▶ **INFORMATION PROVIDED**
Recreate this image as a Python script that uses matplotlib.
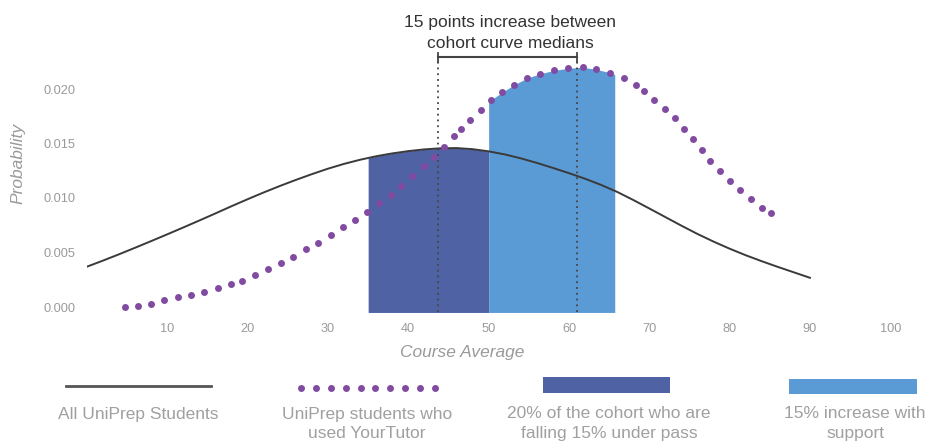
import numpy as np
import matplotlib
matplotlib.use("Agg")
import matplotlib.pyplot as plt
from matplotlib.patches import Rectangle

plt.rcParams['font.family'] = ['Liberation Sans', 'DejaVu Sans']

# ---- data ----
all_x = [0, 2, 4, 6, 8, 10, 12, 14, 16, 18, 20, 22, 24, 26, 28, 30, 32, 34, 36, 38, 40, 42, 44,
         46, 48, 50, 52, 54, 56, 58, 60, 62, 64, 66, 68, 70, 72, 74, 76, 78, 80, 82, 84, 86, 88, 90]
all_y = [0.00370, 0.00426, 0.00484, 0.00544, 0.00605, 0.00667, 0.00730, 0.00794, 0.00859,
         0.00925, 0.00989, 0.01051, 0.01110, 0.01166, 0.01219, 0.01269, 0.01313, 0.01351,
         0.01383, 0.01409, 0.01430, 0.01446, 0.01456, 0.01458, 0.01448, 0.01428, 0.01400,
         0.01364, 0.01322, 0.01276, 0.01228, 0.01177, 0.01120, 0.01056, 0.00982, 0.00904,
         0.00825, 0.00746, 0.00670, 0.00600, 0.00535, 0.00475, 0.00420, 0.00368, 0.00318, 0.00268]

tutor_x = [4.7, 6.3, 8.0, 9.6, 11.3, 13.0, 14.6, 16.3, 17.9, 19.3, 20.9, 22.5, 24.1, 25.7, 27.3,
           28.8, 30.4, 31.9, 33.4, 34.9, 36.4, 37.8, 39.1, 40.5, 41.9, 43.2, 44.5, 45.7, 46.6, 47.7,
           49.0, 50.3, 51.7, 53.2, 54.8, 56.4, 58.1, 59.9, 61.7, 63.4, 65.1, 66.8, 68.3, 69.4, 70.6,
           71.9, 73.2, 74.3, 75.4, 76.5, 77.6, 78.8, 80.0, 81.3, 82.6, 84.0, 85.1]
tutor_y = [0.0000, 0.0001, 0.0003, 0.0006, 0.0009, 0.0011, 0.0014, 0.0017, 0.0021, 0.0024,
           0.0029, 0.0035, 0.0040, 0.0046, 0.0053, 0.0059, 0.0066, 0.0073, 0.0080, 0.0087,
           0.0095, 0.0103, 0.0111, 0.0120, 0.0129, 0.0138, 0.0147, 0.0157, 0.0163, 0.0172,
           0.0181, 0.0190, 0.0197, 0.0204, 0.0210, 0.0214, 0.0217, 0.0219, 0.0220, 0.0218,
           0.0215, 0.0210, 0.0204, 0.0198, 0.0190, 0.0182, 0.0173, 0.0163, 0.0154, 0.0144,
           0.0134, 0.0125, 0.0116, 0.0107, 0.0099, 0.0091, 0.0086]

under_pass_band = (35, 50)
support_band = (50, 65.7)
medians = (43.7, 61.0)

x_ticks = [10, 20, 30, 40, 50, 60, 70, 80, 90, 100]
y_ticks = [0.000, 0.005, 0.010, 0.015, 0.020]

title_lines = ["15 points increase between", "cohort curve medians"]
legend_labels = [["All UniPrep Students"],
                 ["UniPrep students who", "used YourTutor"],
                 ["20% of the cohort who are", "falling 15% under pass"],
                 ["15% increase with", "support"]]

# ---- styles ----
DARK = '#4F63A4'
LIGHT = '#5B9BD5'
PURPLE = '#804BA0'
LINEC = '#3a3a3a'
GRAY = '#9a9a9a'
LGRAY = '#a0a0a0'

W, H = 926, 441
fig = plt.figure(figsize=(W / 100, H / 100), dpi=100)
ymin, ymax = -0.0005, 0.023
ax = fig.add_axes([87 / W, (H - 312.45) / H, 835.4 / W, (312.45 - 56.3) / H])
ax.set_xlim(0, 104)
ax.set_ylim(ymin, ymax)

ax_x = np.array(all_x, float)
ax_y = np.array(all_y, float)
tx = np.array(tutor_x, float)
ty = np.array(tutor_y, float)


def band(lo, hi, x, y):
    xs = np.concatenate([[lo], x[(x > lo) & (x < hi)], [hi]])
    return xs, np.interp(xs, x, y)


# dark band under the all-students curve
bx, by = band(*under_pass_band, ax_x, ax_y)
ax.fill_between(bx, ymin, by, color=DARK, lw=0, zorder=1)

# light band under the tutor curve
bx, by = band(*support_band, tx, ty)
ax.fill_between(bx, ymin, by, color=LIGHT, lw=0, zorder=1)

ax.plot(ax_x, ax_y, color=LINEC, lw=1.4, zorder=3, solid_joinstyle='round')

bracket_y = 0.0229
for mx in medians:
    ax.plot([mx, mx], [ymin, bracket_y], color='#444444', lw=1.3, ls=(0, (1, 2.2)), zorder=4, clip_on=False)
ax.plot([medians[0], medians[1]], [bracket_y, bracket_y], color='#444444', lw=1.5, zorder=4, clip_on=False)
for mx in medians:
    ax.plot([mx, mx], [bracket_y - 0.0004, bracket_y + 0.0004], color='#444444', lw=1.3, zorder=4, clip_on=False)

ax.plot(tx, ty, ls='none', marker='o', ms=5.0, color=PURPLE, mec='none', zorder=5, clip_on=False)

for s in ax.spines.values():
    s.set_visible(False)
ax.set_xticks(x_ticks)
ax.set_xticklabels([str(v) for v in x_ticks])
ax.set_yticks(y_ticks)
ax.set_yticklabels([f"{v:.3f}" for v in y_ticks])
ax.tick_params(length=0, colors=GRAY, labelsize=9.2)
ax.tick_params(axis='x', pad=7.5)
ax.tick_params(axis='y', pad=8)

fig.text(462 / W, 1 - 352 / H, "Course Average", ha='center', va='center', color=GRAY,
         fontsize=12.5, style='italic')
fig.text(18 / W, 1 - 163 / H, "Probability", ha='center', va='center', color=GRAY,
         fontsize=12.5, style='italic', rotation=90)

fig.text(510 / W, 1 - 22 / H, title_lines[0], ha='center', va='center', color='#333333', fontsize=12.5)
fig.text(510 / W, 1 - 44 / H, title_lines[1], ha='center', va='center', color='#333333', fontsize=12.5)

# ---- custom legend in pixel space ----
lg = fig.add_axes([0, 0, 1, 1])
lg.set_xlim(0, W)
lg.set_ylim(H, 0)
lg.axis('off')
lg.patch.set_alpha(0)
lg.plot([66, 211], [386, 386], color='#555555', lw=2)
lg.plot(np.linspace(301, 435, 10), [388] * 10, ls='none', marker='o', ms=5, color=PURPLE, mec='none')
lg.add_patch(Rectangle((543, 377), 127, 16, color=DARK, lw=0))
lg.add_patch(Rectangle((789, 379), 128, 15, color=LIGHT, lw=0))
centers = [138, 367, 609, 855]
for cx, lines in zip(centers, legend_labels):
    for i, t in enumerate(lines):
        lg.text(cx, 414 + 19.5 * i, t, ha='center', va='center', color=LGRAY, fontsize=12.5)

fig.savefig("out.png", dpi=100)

▶ **WRITTEN REQUEST**
Reproduce the listing above exactly, excluding all pictures.

▶ **TASK OUTPUT**
Recreate this image as a Python script that uses matplotlib.
import numpy as np
import matplotlib
matplotlib.use("Agg")
import matplotlib.pyplot as plt
from matplotlib.patches import Rectangle

plt.rcParams['font.family'] = ['Liberation Sans', 'DejaVu Sans']

# ---- data ----
all_x = [0, 2, 4, 6, 8, 10, 12, 14, 16, 18, 20, 22, 24, 26, 28, 30, 32, 34, 36, 38, 40, 42, 44,
         46, 48, 50, 52, 54, 56, 58, 60, 62, 64, 66, 68, 70, 72, 74, 76, 78, 80, 82, 84, 86, 88, 90]
all_y = [0.00370, 0.00426, 0.00484, 0.00544, 0.00605, 0.00667, 0.00730, 0.00794, 0.00859,
         0.00925, 0.00989, 0.01051, 0.01110, 0.01166, 0.01219, 0.01269, 0.01313, 0.01351,
         0.01383, 0.01409, 0.01430, 0.01446, 0.01456, 0.01458, 0.01448, 0.01428, 0.01400,
         0.01364, 0.01322, 0.01276, 0.01228, 0.01177, 0.01120, 0.01056, 0.00982, 0.00904,
         0.00825, 0.00746, 0.00670, 0.00600, 0.00535, 0.00475, 0.00420, 0.00368, 0.00318, 0.00268]

tutor_x = [4.7, 6.3, 8.0, 9.6, 11.3, 13.0, 14.6, 16.3, 17.9, 19.3, 20.9, 22.5, 24.1, 25.7, 27.3,
           28.8, 30.4, 31.9, 33.4, 34.9, 36.4, 37.8, 39.1, 40.5, 41.9, 43.2, 44.5, 45.7, 46.6, 47.7,
           49.0, 50.3, 51.7, 53.2, 54.8, 56.4, 58.1, 59.9, 61.7, 63.4, 65.1, 66.8, 68.3, 69.4, 70.6,
           71.9, 73.2, 74.3, 75.4, 76.5, 77.6, 78.8, 80.0, 81.3, 82.6, 84.0, 85.1]
tutor_y = [0.0000, 0.0001, 0.0003, 0.0006, 0.0009, 0.0011, 0.0014, 0.0017, 0.0021, 0.0024,
           0.0029, 0.0035, 0.0040, 0.0046, 0.0053, 0.0059, 0.0066, 0.0073, 0.0080, 0.0087,
           0.0095, 0.0103, 0.0111, 0.0120, 0.0129, 0.0138, 0.0147, 0.0157, 0.0163, 0.0172,
           0.0181, 0.0190, 0.0197, 0.0204, 0.0210, 0.0214, 0.0217, 0.0219, 0.0220, 0.0218,
           0.0215, 0.0210, 0.0204, 0.0198, 0.0190, 0.0182, 0.0173, 0.0163, 0.0154, 0.0144,
           0.0134, 0.0125, 0.0116, 0.0107, 0.0099, 0.0091, 0.0086]

under_pass_band = (35, 50)
support_band = (50, 65.7)
medians = (43.7, 61.0)

x_ticks = [10, 20, 30, 40, 50, 60, 70, 80, 90, 100]
y_ticks = [0.000, 0.005, 0.010, 0.015, 0.020]

title_lines = ["15 points increase between", "cohort curve medians"]
legend_labels = [["All UniPrep Students"],
                 ["UniPrep students who", "used YourTutor"],
                 ["20% of the cohort who are", "falling 15% under pass"],
                 ["15% increase with", "support"]]

# ---- styles ----
DARK = '#4F63A4'
LIGHT = '#5B9BD5'
PURPLE = '#804BA0'
LINEC = '#3a3a3a'
GRAY = '#9a9a9a'
LGRAY = '#a0a0a0'

W, H = 926, 441
fig = plt.figure(figsize=(W / 100, H / 100), dpi=100)
ymin, ymax = -0.0005, 0.023
ax = fig.add_axes([87 / W, (H - 312.45) / H, 835.4 / W, (312.45 - 56.3) / H])
ax.set_xlim(0, 104)
ax.set_ylim(ymin, ymax)

ax_x = np.array(all_x, float)
ax_y = np.array(all_y, float)
tx = np.array(tutor_x, float)
ty = np.array(tutor_y, float)


def band(lo, hi, x, y):
    xs = np.concatenate([[lo], x[(x > lo) & (x < hi)], [hi]])
    return xs, np.interp(xs, x, y)


# dark band under the all-students curve
bx, by = band(*under_pass_band, ax_x, ax_y)
ax.fill_between(bx, ymin, by, color=DARK, lw=0, zorder=1)

# light band under the tutor curve
bx, by = band(*support_band, tx, ty)
ax.fill_between(bx, ymin, by, color=LIGHT, lw=0, zorder=1)

ax.plot(ax_x, ax_y, color=LINEC, lw=1.4, zorder=3, solid_joinstyle='round')

bracket_y = 0.0229
for mx in medians:
    ax.plot([mx, mx], [ymin, bracket_y], color='#444444', lw=1.3, ls=(0, (1, 2.2)), zorder=4, clip_on=False)
ax.plot([medians[0], medians[1]], [bracket_y, bracket_y], color='#444444', lw=1.5, zorder=4, clip_on=False)
for mx in medians:
    ax.plot([mx, mx], [bracket_y - 0.0004, bracket_y + 0.0004], color='#444444', lw=1.3, zorder=4, clip_on=False)

ax.plot(tx, ty, ls='none', marker='o', ms=5.0, color=PURPLE, mec='none', zorder=5, clip_on=False)

for s in ax.spines.values():
    s.set_visible(False)
ax.set_xticks(x_ticks)
ax.set_xticklabels([str(v) for v in x_ticks])
ax.set_yticks(y_ticks)
ax.set_yticklabels([f"{v:.3f}" for v in y_ticks])
ax.tick_params(length=0, colors=GRAY, labelsize=9.2)
ax.tick_params(axis='x', pad=7.5)
ax.tick_params(axis='y', pad=8)

fig.text(462 / W, 1 - 352 / H, "Course Average", ha='center', va='center', color=GRAY,
         fontsize=12.5, style='italic')
fig.text(18 / W, 1 - 163 / H, "Probability", ha='center', va='center', color=GRAY,
         fontsize=12.5, style='italic', rotation=90)

fig.text(510 / W, 1 - 22 / H, title_lines[0], ha='center', va='center', color='#333333', fontsize=12.5)
fig.text(510 / W, 1 - 44 / H, title_lines[1], ha='center', va='center', color='#333333', fontsize=12.5)

# ---- custom legend in pixel space ----
lg = fig.add_axes([0, 0, 1, 1])
lg.set_xlim(0, W)
lg.set_ylim(H, 0)
lg.axis('off')
lg.patch.set_alpha(0)
lg.plot([66, 211], [386, 386], color='#555555', lw=2)
lg.plot(np.linspace(301, 435, 10), [388] * 10, ls='none', marker='o', ms=5, color=PURPLE, mec='none')
lg.add_patch(Rectangle((543, 377), 127, 16, color=DARK, lw=0))
lg.add_patch(Rectangle((789, 379), 128, 15, color=LIGHT, lw=0))
centers = [138, 367, 609, 855]
for cx, lines in zip(centers, legend_labels):
    for i, t in enumerate(lines):
        lg.text(cx, 414 + 19.5 * i, t, ha='center', va='center', color=LGRAY, fontsize=12.5)

fig.savefig("out.png", dpi=100)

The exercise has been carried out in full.